Retype these lines and no others: the line holding "Give me the matplotlib source for this chart.", the line holding "W, H = 1186, 930", and all lines between them. Pictures stay out.

— START OF Recorded information —

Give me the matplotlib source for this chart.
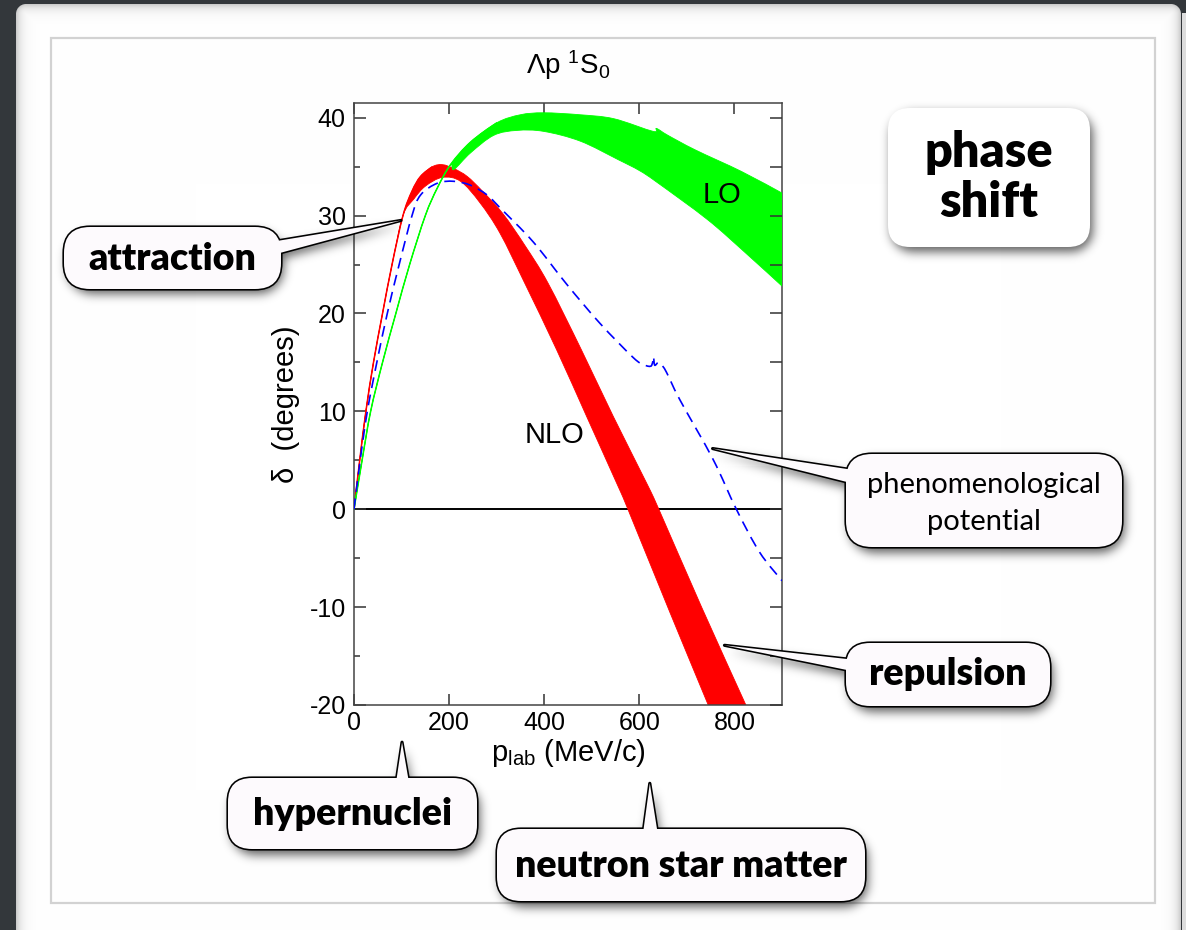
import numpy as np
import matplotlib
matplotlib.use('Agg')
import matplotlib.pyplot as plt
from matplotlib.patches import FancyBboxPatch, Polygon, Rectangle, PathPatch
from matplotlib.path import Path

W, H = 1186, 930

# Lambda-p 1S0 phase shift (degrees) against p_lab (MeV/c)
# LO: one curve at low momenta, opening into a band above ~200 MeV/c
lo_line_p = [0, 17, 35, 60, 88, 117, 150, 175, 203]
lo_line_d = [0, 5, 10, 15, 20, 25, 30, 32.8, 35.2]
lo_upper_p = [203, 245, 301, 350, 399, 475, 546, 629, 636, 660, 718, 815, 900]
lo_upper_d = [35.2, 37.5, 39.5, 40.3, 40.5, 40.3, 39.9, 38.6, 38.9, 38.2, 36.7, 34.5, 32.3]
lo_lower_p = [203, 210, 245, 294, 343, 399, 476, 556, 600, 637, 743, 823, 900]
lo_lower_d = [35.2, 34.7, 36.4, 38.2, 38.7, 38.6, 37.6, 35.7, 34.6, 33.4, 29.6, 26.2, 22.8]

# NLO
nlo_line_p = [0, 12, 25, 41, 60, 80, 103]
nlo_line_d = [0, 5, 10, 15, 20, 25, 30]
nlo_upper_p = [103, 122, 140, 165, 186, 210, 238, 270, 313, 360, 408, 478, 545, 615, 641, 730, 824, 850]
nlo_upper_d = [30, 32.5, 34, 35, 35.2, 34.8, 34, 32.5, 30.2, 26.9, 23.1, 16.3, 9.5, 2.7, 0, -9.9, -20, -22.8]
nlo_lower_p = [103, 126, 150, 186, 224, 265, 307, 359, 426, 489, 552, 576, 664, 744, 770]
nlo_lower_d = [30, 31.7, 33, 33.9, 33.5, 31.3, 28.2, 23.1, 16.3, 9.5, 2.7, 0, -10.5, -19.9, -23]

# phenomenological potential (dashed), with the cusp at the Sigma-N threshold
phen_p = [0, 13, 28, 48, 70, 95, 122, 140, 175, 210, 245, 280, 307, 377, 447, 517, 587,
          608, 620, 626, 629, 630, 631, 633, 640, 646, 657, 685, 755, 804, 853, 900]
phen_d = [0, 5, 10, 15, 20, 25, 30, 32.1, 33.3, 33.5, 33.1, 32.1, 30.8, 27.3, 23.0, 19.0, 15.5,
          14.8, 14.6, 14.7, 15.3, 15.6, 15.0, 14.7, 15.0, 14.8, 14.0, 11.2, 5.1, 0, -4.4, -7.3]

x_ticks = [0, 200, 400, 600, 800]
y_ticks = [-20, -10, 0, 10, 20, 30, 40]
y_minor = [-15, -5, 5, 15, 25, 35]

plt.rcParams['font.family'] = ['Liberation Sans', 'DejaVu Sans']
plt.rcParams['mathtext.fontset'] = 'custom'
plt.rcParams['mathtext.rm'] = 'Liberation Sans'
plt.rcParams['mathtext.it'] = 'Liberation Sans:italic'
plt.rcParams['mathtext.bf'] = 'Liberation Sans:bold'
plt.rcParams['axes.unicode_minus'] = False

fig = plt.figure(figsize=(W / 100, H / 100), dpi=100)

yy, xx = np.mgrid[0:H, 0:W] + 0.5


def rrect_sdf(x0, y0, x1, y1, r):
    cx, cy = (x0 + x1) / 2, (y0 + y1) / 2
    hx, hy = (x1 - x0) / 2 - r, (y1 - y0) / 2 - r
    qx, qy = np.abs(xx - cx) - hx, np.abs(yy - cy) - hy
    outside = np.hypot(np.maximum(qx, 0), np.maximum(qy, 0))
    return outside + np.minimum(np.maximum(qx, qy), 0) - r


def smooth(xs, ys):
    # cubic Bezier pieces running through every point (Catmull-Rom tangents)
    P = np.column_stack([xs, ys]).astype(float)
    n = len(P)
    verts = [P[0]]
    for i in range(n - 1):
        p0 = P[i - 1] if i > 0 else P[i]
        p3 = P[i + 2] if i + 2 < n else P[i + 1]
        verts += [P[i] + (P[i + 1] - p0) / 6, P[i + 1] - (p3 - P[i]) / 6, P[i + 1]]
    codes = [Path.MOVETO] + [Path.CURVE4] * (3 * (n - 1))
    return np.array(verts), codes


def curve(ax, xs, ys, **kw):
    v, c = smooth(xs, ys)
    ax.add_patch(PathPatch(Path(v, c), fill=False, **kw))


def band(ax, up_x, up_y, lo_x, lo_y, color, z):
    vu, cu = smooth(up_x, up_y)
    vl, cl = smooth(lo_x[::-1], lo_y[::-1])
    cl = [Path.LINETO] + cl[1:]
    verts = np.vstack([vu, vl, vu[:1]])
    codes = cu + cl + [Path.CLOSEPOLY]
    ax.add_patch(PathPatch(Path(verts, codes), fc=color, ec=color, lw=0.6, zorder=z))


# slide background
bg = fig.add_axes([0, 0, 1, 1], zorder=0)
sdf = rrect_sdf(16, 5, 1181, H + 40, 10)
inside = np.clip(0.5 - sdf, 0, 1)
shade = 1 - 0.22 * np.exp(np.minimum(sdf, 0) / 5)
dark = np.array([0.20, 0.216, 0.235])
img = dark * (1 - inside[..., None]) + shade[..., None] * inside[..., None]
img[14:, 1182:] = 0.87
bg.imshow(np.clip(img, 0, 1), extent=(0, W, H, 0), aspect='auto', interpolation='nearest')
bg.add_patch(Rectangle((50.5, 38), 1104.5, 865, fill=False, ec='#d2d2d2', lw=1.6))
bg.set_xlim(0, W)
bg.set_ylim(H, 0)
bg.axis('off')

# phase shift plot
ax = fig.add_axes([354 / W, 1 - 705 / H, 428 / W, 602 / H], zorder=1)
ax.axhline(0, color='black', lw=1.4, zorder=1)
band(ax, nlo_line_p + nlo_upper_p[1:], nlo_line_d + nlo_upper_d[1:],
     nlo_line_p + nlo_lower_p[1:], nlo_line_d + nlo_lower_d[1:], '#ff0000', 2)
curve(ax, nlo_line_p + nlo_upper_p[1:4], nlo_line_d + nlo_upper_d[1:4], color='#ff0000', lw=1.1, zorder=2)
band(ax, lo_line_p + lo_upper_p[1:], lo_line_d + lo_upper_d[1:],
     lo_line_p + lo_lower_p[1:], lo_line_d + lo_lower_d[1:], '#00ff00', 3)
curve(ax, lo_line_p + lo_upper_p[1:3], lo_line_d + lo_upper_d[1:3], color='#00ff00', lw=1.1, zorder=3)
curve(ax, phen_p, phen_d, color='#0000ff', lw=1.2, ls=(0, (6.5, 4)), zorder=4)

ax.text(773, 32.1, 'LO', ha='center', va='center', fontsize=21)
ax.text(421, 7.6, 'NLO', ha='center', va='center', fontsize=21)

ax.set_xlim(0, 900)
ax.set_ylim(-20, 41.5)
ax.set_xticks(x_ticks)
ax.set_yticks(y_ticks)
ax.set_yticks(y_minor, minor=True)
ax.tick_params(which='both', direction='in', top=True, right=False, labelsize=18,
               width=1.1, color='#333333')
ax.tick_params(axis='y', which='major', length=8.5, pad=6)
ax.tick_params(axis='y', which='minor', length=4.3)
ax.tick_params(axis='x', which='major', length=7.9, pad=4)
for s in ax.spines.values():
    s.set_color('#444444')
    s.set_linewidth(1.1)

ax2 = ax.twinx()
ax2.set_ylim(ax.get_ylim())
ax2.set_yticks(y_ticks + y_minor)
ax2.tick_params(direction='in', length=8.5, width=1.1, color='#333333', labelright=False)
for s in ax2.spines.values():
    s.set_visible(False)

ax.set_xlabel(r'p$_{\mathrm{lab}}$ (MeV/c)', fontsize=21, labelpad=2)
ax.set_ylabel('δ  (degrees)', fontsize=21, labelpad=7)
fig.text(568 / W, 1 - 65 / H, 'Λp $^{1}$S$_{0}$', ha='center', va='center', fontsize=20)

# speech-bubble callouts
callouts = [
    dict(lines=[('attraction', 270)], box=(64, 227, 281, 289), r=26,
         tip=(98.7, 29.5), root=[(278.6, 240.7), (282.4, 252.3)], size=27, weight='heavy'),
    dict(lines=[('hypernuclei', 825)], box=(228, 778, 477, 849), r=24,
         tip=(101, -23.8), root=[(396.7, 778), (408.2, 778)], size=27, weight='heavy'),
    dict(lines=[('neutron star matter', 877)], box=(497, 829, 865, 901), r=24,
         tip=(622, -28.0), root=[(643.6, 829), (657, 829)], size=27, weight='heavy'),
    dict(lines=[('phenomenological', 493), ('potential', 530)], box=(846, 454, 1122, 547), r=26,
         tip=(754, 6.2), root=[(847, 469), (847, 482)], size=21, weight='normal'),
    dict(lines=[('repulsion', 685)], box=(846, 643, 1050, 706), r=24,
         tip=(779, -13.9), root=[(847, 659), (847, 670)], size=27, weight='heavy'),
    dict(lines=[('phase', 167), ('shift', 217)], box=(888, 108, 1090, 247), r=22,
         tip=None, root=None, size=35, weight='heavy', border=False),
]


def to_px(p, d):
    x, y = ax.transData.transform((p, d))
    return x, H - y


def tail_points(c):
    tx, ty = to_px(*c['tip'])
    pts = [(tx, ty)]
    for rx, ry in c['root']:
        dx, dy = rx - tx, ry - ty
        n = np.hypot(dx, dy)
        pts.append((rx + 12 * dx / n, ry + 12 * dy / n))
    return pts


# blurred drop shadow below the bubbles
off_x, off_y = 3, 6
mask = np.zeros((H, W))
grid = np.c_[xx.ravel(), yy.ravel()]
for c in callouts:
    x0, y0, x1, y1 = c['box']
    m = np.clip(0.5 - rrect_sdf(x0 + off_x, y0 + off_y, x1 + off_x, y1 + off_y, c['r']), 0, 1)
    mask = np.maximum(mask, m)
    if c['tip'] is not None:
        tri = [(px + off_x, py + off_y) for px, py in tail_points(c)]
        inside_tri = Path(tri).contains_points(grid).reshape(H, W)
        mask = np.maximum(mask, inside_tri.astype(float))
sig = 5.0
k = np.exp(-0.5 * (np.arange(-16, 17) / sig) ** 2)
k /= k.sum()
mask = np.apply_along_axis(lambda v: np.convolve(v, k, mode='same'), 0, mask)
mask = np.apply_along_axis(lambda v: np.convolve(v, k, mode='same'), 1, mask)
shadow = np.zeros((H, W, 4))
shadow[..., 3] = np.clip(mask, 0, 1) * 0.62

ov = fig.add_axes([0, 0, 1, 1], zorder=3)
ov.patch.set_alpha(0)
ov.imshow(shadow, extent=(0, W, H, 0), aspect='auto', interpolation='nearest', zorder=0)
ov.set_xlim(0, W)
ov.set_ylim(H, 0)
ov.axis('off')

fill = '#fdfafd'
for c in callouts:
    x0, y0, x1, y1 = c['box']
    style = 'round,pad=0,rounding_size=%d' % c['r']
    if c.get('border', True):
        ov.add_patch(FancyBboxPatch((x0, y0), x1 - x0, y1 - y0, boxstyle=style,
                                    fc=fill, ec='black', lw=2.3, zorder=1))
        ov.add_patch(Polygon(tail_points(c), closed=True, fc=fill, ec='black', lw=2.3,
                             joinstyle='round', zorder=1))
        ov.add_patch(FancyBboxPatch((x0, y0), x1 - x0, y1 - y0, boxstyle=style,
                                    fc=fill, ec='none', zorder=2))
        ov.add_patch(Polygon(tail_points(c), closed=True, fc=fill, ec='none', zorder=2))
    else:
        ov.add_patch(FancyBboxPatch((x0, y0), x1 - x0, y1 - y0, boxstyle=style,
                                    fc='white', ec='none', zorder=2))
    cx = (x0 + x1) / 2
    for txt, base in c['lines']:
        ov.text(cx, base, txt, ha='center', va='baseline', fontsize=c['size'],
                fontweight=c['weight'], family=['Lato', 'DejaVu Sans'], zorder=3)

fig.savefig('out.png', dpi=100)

— END OF Recorded information —
— START OF Recorded information —

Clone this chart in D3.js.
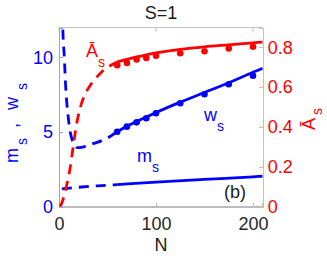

— END OF Recorded information —

### Answer for this exercise:
Give me the matplotlib source for this chart.
import numpy as np
import matplotlib
matplotlib.use('Agg')
import matplotlib.pyplot as plt
from matplotlib.patches import FancyBboxPatch, Polygon, Rectangle, PathPatch
from matplotlib.path import Path

W, H = 1186, 930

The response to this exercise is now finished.